→ **WHAT IS REQUIRED**: Starting with the first line below, extract each line through the one that contains "var yTicks = [0, 5, 10, 15, 20, 25];", inclusive, excluding pictures.

→ **MATERIAL PROVIDED**:
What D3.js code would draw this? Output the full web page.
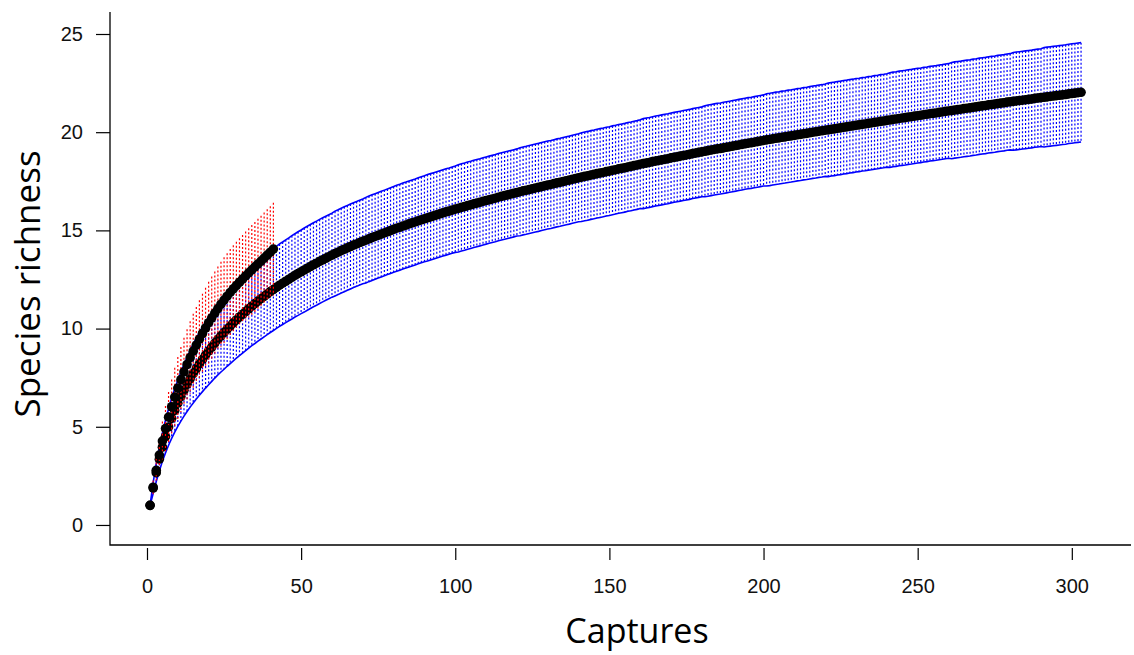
<!DOCTYPE html>
<meta charset="utf-8">
<html>
<head>
<title>Species richness</title>
<style>
  body { margin: 0; background: #fff; }
  .title { font-family: "Open Sans", sans-serif; fill: #000; }
</style>
</head>
<body>
<div id="viz"></div>
<script src="https://cdnjs.cloudflare.com/ajax/libs/d3/7.8.5/d3.min.js"></script>
<script>
// tick labels
var xTicks = [0, 50, 100, 150, 200, 250, 300];
var yTicks = [0, 5, 10, 15, 20, 25];

// big sample: mean rarefied richness at 1..303 captures
var blueMean = [
  1.00, 1.88, 2.66, 3.35, 3.96, 4.50, 4.99, 5.43, 5.83, 6.20,
  6.54, 6.86, 7.16, 7.44, 7.71, 7.96, 8.20, 8.43, 8.65, 8.86,
  9.06, 9.26, 9.45, 9.63, 9.80, 9.97, 10.13, 10.29, 10.44, 10.59,
  10.73, 10.87, 11.01, 11.14, 11.27, 11.40, 11.52, 11.64, 11.76, 11.88,
  11.99, 12.10, 12.21, 12.31, 12.41, 12.51, 12.61, 12.71, 12.80, 12.89,
  12.98, 13.07, 13.16, 13.25, 13.33, 13.42, 13.50, 13.58, 13.66, 13.74,
  13.82, 13.89, 13.97, 14.04, 14.11, 14.18, 14.25, 14.31, 14.38, 14.44,
  14.50, 14.57, 14.63, 14.69, 14.75, 14.81, 14.87, 14.93, 14.99, 15.05,
  15.11, 15.16, 15.22, 15.27, 15.33, 15.38, 15.43, 15.49, 15.54, 15.59,
  15.64, 15.69, 15.74, 15.79, 15.84, 15.89, 15.94, 15.98, 16.03, 16.08,
  16.12, 16.17, 16.21, 16.26, 16.30, 16.35, 16.39, 16.43, 16.48, 16.52,
  16.56, 16.60, 16.64, 16.69, 16.73, 16.77, 16.81, 16.85, 16.89, 16.93,
  16.97, 17.01, 17.04, 17.08, 17.12, 17.16, 17.19, 17.23, 17.27, 17.31,
  17.34, 17.38, 17.42, 17.45, 17.49, 17.53, 17.56, 17.60, 17.64, 17.68,
  17.71, 17.75, 17.78, 17.82, 17.85, 17.89, 17.92, 17.95, 17.99, 18.02,
  18.06, 18.09, 18.13, 18.16, 18.19, 18.23, 18.26, 18.30, 18.33, 18.37,
  18.40, 18.43, 18.46, 18.50, 18.53, 18.56, 18.59, 18.62, 18.65, 18.69,
  18.72, 18.75, 18.78, 18.81, 18.84, 18.87, 18.91, 18.94, 18.97, 19.00,
  19.03, 19.06, 19.09, 19.12, 19.15, 19.17, 19.20, 19.23, 19.26, 19.29,
  19.32, 19.35, 19.38, 19.41, 19.44, 19.46, 19.49, 19.52, 19.55, 19.58,
  19.61, 19.63, 19.66, 19.69, 19.71, 19.74, 19.76, 19.79, 19.81, 19.84,
  19.87, 19.89, 19.92, 19.94, 19.97, 20.00, 20.02, 20.05, 20.07, 20.10,
  20.12, 20.15, 20.17, 20.20, 20.22, 20.25, 20.27, 20.30, 20.32, 20.35,
  20.37, 20.40, 20.42, 20.45, 20.47, 20.50, 20.52, 20.55, 20.57, 20.60,
  20.62, 20.65, 20.67, 20.70, 20.72, 20.74, 20.77, 20.79, 20.82, 20.84,
  20.86, 20.89, 20.91, 20.94, 20.96, 20.98, 21.01, 21.03, 21.06, 21.08,
  21.10, 21.13, 21.15, 21.17, 21.20, 21.22, 21.24, 21.27, 21.29, 21.32,
  21.34, 21.36, 21.39, 21.41, 21.43, 21.46, 21.48, 21.50, 21.53, 21.55,
  21.57, 21.59, 21.61, 21.63, 21.65, 21.67, 21.69, 21.72, 21.74, 21.76,
  21.78, 21.80, 21.82, 21.84, 21.86, 21.88, 21.90, 21.92, 21.95, 21.97,
  21.99, 22.01, 22.03
];

// half height of the blue band at each capture count
var blueCiHalf = [
  0, 0.28, 0.45, 0.60, 0.72, 0.83, 0.93, 1.02, 1.10, 1.18,
  1.25, 1.32, 1.38, 1.44, 1.50, 1.55, 1.60, 1.64, 1.68, 1.72,
  1.75, 1.78, 1.81, 1.84, 1.87, 1.89, 1.91, 1.93, 1.95, 1.97,
  1.98, 1.99, 2.00, 2.01, 2.03, 2.04, 2.05, 2.06, 2.07, 2.08,
  2.09, 2.09, 2.10, 2.10, 2.11, 2.11, 2.12, 2.12, 2.13, 2.13,
  2.14, 2.14, 2.14, 2.14, 2.14, 2.14, 2.14, 2.14, 2.14, 2.14,
  2.16, 2.16, 2.16, 2.16, 2.16, 2.16, 2.16, 2.16, 2.16, 2.16,
  2.18, 2.18, 2.18, 2.18, 2.18, 2.18, 2.18, 2.18, 2.18, 2.18,
  2.19, 2.19, 2.19, 2.19, 2.19, 2.19, 2.19, 2.19, 2.19, 2.19,
  2.20, 2.20, 2.20, 2.20, 2.20, 2.20, 2.20, 2.20, 2.20, 2.20,
  2.22, 2.22, 2.22, 2.22, 2.22, 2.22, 2.22, 2.22, 2.22, 2.22,
  2.22, 2.22, 2.22, 2.22, 2.22, 2.22, 2.22, 2.22, 2.22, 2.22,
  2.24, 2.24, 2.24, 2.24, 2.24, 2.24, 2.24, 2.24, 2.24, 2.24,
  2.24, 2.24, 2.24, 2.24, 2.24, 2.24, 2.24, 2.24, 2.24, 2.24,
  2.26, 2.26, 2.26, 2.26, 2.26, 2.26, 2.26, 2.26, 2.26, 2.26,
  2.26, 2.26, 2.26, 2.26, 2.26, 2.26, 2.26, 2.26, 2.26, 2.26,
  2.29, 2.29, 2.29, 2.29, 2.29, 2.29, 2.29, 2.29, 2.29, 2.29,
  2.29, 2.29, 2.29, 2.29, 2.29, 2.29, 2.29, 2.29, 2.29, 2.29,
  2.32, 2.32, 2.32, 2.32, 2.32, 2.32, 2.32, 2.32, 2.32, 2.32,
  2.32, 2.32, 2.32, 2.32, 2.32, 2.32, 2.32, 2.32, 2.32, 2.32,
  2.35, 2.35, 2.35, 2.35, 2.35, 2.35, 2.35, 2.35, 2.35, 2.35,
  2.35, 2.35, 2.35, 2.35, 2.35, 2.35, 2.35, 2.35, 2.35, 2.35,
  2.38, 2.38, 2.38, 2.38, 2.38, 2.38, 2.38, 2.38, 2.38, 2.38,
  2.38, 2.38, 2.38, 2.38, 2.38, 2.38, 2.38, 2.38, 2.38, 2.38,
  2.41, 2.41, 2.41, 2.41, 2.41, 2.41, 2.41, 2.41, 2.41, 2.41,
  2.41, 2.41, 2.41, 2.41, 2.41, 2.41, 2.41, 2.41, 2.41, 2.41,
  2.45, 2.45, 2.45, 2.45, 2.45, 2.45, 2.45, 2.45, 2.45, 2.45,
  2.45, 2.45, 2.45, 2.45, 2.45, 2.45, 2.45, 2.45, 2.45, 2.45,
  2.49, 2.49, 2.49, 2.49, 2.49, 2.49, 2.49, 2.49, 2.49, 2.49,
  2.53, 2.53, 2.53, 2.53, 2.53, 2.53, 2.53, 2.53, 2.53, 2.53,
  2.53, 2.53, 2.53
];

// small sample: 1..41 captures
var redMean = [
  1.00, 1.92, 2.78, 3.56, 4.27, 4.91, 5.49, 6.02, 6.51, 6.97,
  7.40, 7.80, 8.17, 8.52, 8.85, 9.16, 9.46, 9.75, 10.03, 10.30,
  10.55, 10.79, 11.02, 11.24, 11.45, 11.65, 11.84, 12.02, 12.19, 12.36,
  12.52, 12.68, 12.84, 12.99, 13.14, 13.29, 13.44, 13.59, 13.74, 13.89,
  14.05
];
var redCiHalf = [
  0, 0.35, 0.60, 0.82, 1.00, 1.15, 1.28, 1.39, 1.49, 1.58,
  1.66, 1.73, 1.79, 1.85, 1.90, 1.94, 1.98, 2.02, 2.05, 2.08,
  2.10, 2.12, 2.14, 2.16, 2.18, 2.19, 2.21, 2.22, 2.23, 2.24,
  2.25, 2.26, 2.27, 2.28, 2.29, 2.30, 2.31, 2.32, 2.33, 2.34,
  2.36
];

var blue = blueMean.map(function (m, i) { return { n: i + 1, m: m, h: blueCiHalf[i] }; });
var red = redMean.map(function (m, i) { return { n: i + 1, m: m, h: redCiHalf[i] }; });

var svg = d3.select("#viz")
    .append("svg")
    .attr("width", 1134)
    .attr("height", 655);

var x = d3.scaleLinear().domain([-12, 319.2]).range([110, 1131]);
var y = d3.scaleLinear().domain([-1.02, 26.12]).range([545, 12]);

// L-shaped frame
svg.append("path")
    .attr("d", "M" + x.range()[0] + "," + y.range()[1] + "V" + y.range()[0] + "H" + x.range()[1])
    .attr("fill", "none")
    .attr("stroke", "#000")
    .attr("stroke-width", 1.3);

var yAxis = svg.append("g")
    .attr("transform", "translate(110,0)")
    .call(d3.axisLeft(y).tickValues(yTicks).tickSize(14).tickPadding(13));
yAxis.select(".domain").remove();
yAxis.attr("font-size", 20).attr("font-family", "'Liberation Sans', Arial, sans-serif");
yAxis.selectAll("line").attr("stroke", "#000").attr("stroke-width", 1.2);
yAxis.selectAll("text").attr("fill", "#111");

var xAxis = svg.append("g")
    .attr("transform", "translate(0,548)")
    .call(d3.axisBottom(x).tickValues(xTicks).tickSize(12).tickPadding(19));
xAxis.select(".domain").remove();
xAxis.attr("font-size", 20).attr("font-family", "'Liberation Sans', Arial, sans-serif");
xAxis.selectAll("line").attr("stroke", "#000").attr("stroke-width", 1.2);
xAxis.selectAll("text").attr("fill", "#111");

function drawBand(data, colour, edges) {
    svg.append("g")
        .selectAll("line")
        .data(data.filter(function (d) { return d.h > 0; }))
        .enter()
        .append("line")
        .attr("x1", function (d) { return x(d.n); })
        .attr("x2", function (d) { return x(d.n); })
        .attr("y1", function (d) { return y(d.m + d.h); })
        .attr("y2", function (d) { return y(d.m - d.h); })
        .attr("stroke", colour)
        .attr("stroke-width", 1.2)
        .attr("stroke-dasharray", "2,2");

    if (edges) {
        var up = d3.line().x(function (d) { return x(d.n); }).y(function (d) { return y(d.m + d.h); });
        var lo = d3.line().x(function (d) { return x(d.n); }).y(function (d) { return y(d.m - d.h); });
        svg.append("path").attr("d", up(data)).attr("fill", "none").attr("stroke", colour).attr("stroke-width", 1.6);
        svg.append("path").attr("d", lo(data)).attr("fill", "none").attr("stroke", colour).attr("stroke-width", 1.6);
    }
}

function drawPoints(data) {
    svg.append("g")
        .selectAll("circle")
        .data(data)
        .enter()
        .append("circle")
        .attr("cx", function (d) { return x(d.n); })
        .attr("cy", function (d) { return y(d.m); })
        .attr("r", 4.8)
        .attr("fill", "#000");
}

drawBand(blue, "#0000ff", true);
drawPoints(blue);
drawBand(red, "#ff0000", false);
drawPoints(red);

svg.append("text")
    .attr("class", "title")
    .attr("transform", "translate(40,284) rotate(-90)")
    .attr("text-anchor", "middle")
    .attr("font-size", 35)
    .text("Species richness");

svg.append("text")
    .attr("class", "title")
    .attr("x", 637)
    .attr("y", 643)
    .attr("text-anchor", "middle")
    .attr("font-size", 34)
    .text("Captures");
</script>
</body>
</html>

→ **SOLUTION FOR THIS PROBLEM**:
What D3.js code would draw this? Output the full web page.
<!DOCTYPE html>
<meta charset="utf-8">
<html>
<head>
<title>Species richness</title>
<style>
  body { margin: 0; background: #fff; }
  .title { font-family: "Open Sans", sans-serif; fill: #000; }
</style>
</head>
<body>
<div id="viz"></div>
<script src="https://cdnjs.cloudflare.com/ajax/libs/d3/7.8.5/d3.min.js"></script>
<script>
// tick labels
var xTicks = [0, 50, 100, 150, 200, 250, 300];
var yTicks = [0, 5, 10, 15, 20, 25];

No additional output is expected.